An internationally recognized expert in the Kodály approach, Dr. Brumfield is the author of First, We Sing! Kodály-Inspired Teaching in the Music Classroom (Hal Leonard), a set of Kodály-based of curriculum and resource materials for K-5 music. This comprehensive series includes the Teacher’s Guide, Teaching Strategies for Primary Grades, Teaching Strategies for Intermediate Grades, Practice Activities for Rhythmic and Melodic Elements and First, We Sing: Songbooks One and Songbook Two. Forthcoming volumes include Songbook Three, Active Listening in the Music Classroom and Songs for Reading and Writing. Other ancillary materials include applications for interactive whiteboard, student workbooks and classroom materials.

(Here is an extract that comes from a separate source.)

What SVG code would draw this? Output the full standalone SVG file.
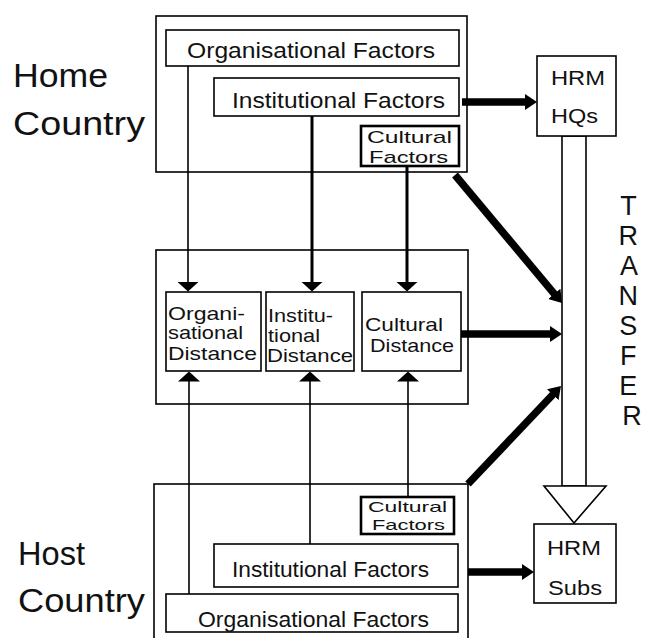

Founder and Artistic Director of The West Texas Children’s Chorus, Dr. Brumfield is also in frequent demand throughout the world as a commissioned composer and guest conductor. Her choral music is published with Hal Leonard Music, Colla Voce Music and BriLee/Carl Fischer, and includes more than forty titles. With four choirs consisting of singers from Kindergarten through college, the West Texas Children’s Chorus organization serves children throughout the South Plains area, and serves as a teaching lab for TTU Music Education students. In addition to performances with the Texas Tech University Choirs, the Lubbock Chorale and the Lubbock Symphony Orchestra, the choirs have performed at the Texas Music Educators’ Conference, national conferences of the Organization of American Kodály Educators and the American Orff-Schulwerk Association, and has been featured in concerts at Carnegie Hall and other prestigious venues in NYC. The choir travels throughout the US on its bi-annual tours.
Dr. Brumfield was honored in both 2012 and 2014 with the Texas Tech University College of Visual and Performing Arts Award for Outstanding Research, and as a two-time finalist for the President’s Book Award. In 2015, Dr. Brumfield was the recipient of the Louisiana Tech University Outstanding Alumni Achievement Award.